Она собралась. Это случилось уже на моих крупных планах, то есть, когда снимать ее закончили и переставили свет и камеры в мою сторону. Теперь Яна играла очень хорошо.
— Ну, вот, можешь же, когда захочешь! — кричит Володя от монитора.
Яна смущенно улыбается.
— Может, переснимем крупный план Яны? — предложил Володя, когда в мою сторону все сняли.
Яна смотрит с мольбой. Ей очень хочется, чтобы пересняли. Оператор ворчит, но дает команду снова переставить свет.
…Утро. Безжалостный солнечный свет освещает картину ночного преступления. Мертвое тело на полу в луже крови. Работают криминалисты. Параллельно идет допрос…
Открываю рот, чтобы рассказать моему врагу правду. Наталья перебивает:
— Это я убила.
Врет. По сценарию, человека, ведущего охоту на Родиона, убивает Родион. У него нет выхода — если не убьет он, убьют его. Тот, кто прошел войну, или Зону, с этим знаком — чтобы выжить, надо научиться бить первым. Самый сильный инстинкт в любом живом — инстинкт самосохранения. Именно поэтому, думаю, кода кто-то бросается вниз головой с крыши, подносит к виску дуло пистолета и жмет спусковой крючок или съедает горсть смертоносных таблеток, он делает это уже морально мертвым — живому не даст инстинкт… Родион — живой! После Зоны все инстинкты его обострены — умеет и не боится бить первым! И тут Володя вдруг заявляет:
— Знаете, а пусть так и будет — пусть убийство совершит Наталья — спасет и себя, и ребенка, и Родиона!.. А то у нас Наталья получается слишком слабая, невыразительная…
Для меня это, как гром среди ясного неба.

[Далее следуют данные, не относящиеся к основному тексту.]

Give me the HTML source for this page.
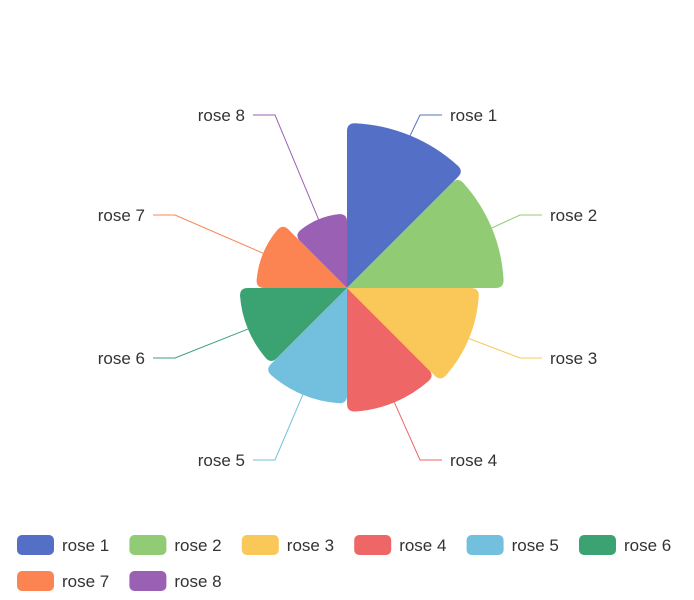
<!DOCTYPE html>
<html><head><meta charset="utf-8"><style>
body{margin:0;background:#fff;}
svg{display:block;font-family:"Liberation Sans",sans-serif;}
</style></head><body>
<svg id="chart" width="694" height="600" viewBox="0 0 694 600"></svg>
<script>
const categories = ["rose 1","rose 2","rose 3","rose 4","rose 5","rose 6","rose 7","rose 8"];
const values = [40,38,32,30,28,26,22,18];
const colors = ["#5470c6","#91cc75","#fac858","#ee6666","#73c0de","#3ba272","#fc8452","#9a60b4"];
const svg = document.getElementById('chart');
const NS = "http://www.w3.org/2000/svg";
const cx = 347, cy = 288, R = 165, cr = 8;
const maxV = Math.max(...values);
function rScale(v){ return v / maxV * R; }
function pt(r, a){ return [cx + r*Math.sin(a), cy - r*Math.cos(a)]; }
const step = 2*Math.PI / values.length;
values.forEach((v,i)=>{
  const r = rScale(v), a0 = i*step, a1 = (i+1)*step, d = cr/r;
  const p1 = pt(r-cr,a0), c1 = pt(r,a0), q1 = pt(r,a0+d);
  const q2 = pt(r,a1-d), c2 = pt(r,a1), p2 = pt(r-cr,a1);
  const path = document.createElementNS(NS,'path');
  path.setAttribute('d',`M${cx},${cy} L${p1} Q${c1} ${q1} A${r},${r} 0 0 1 ${q2} Q${c2} ${p2} Z`);
  path.setAttribute('fill',colors[i]);
  
  
  svg.appendChild(path);
  // label
  const am = (a0+a1)/2;
  const s = pt(r, am);
  const right = Math.sin(am) > 0;
  const top = Math.cos(am) > 0;
  const ly = Math.abs(Math.cos(am)) > 0.7 ? (top ? cy-173 : cy+172) : (top ? cy-73 : cy+70);
  const ex = right ? (Math.abs(Math.cos(am))>0.7 ? 420 : 520) : (Math.abs(Math.cos(am))>0.7 ? 275 : 175);
  const fx = right ? ex+22 : ex-22;
  const line = document.createElementNS(NS,'polyline');
  line.setAttribute('points',`${s} ${ex},${ly} ${fx},${ly}`);
  line.setAttribute('fill','none');
  line.setAttribute('stroke',colors[i]);
  
  
  svg.appendChild(line);
  const t = document.createElementNS(NS,'text');
  t.setAttribute('x', right ? fx+8 : fx-8);
  t.setAttribute('y', ly+6);
  t.setAttribute('text-anchor', right ? 'start':'end');
  t.setAttribute('font-size','17');
  t.setAttribute('fill','#333');
  t.textContent = categories[i];
  
  
  svg.appendChild(t);
});
// legend
categories.forEach((c,i)=>{
  const col = i%6, row = Math.floor(i/6);
  const x = 17 + col*112.4, y = 535 + row*36;
  const g = document.createElementNS(NS,'g');
  
  
  const rc = document.createElementNS(NS,'rect');
  rc.setAttribute('x',x); rc.setAttribute('y',y); rc.setAttribute('width',37); rc.setAttribute('height',20);
  rc.setAttribute('rx',5); rc.setAttribute('fill',colors[i]);
  g.appendChild(rc);
  const t = document.createElementNS(NS,'text');
  t.setAttribute('x',x+45); t.setAttribute('y',y+16);
  t.setAttribute('font-size','17'); t.setAttribute('fill','#333');
  t.textContent = c;
  g.appendChild(t);
  svg.appendChild(g);
});
</script>
</body></html>
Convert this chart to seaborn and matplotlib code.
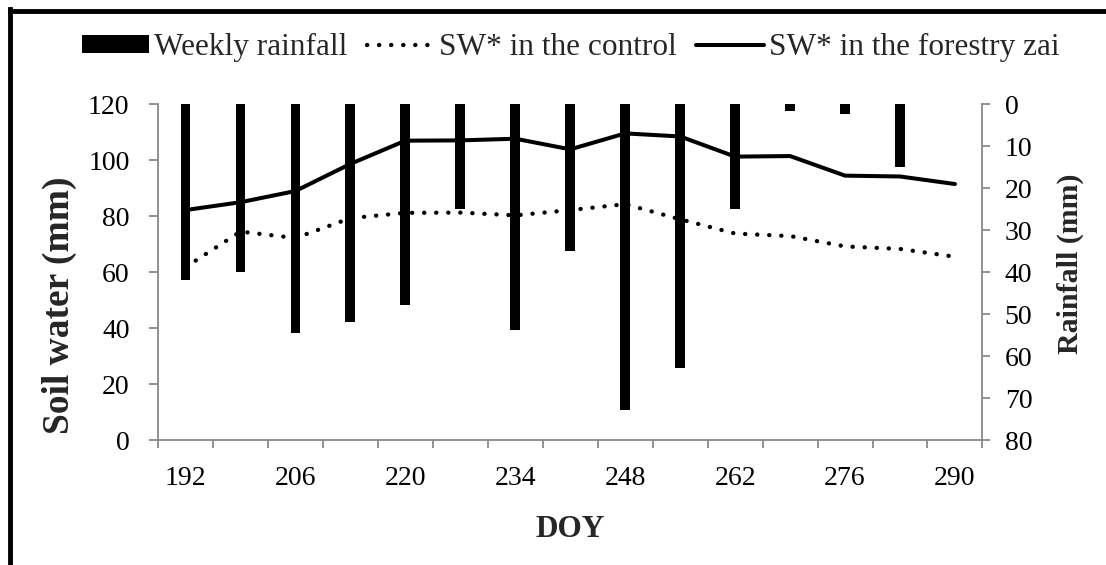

— В любом случае это нельзя решать за счет одной лишь предстоящей сцены, — возражаю решительно. — В сценарии все верно написано — во-первых, перед выбором теперь Филипп, в его решении замять дело мы видим признаки благородства. Во-вторых, перед выбором и сам Родион: признаться Филиппу в убийстве — это получить новый тюремный срок, не признаться — подставить Наталью. В-третьих, Наталья все равно совершает поступок — берет на себя это преступление, хоть его и не совершала… В-четвертых, Филипп получает возможность диктовать Родиону условия, от которых теперь нельзя отказаться, и он диктует — вынуждает Родиона покинуть город… А если убила Наталья, то сцена сыпется…
— Вы видите каждый свою роль, а я весь фильм в целом, — раздражается Володя. — Доверяйте мне!
Поняв, что его не переубедить, иду на крайность.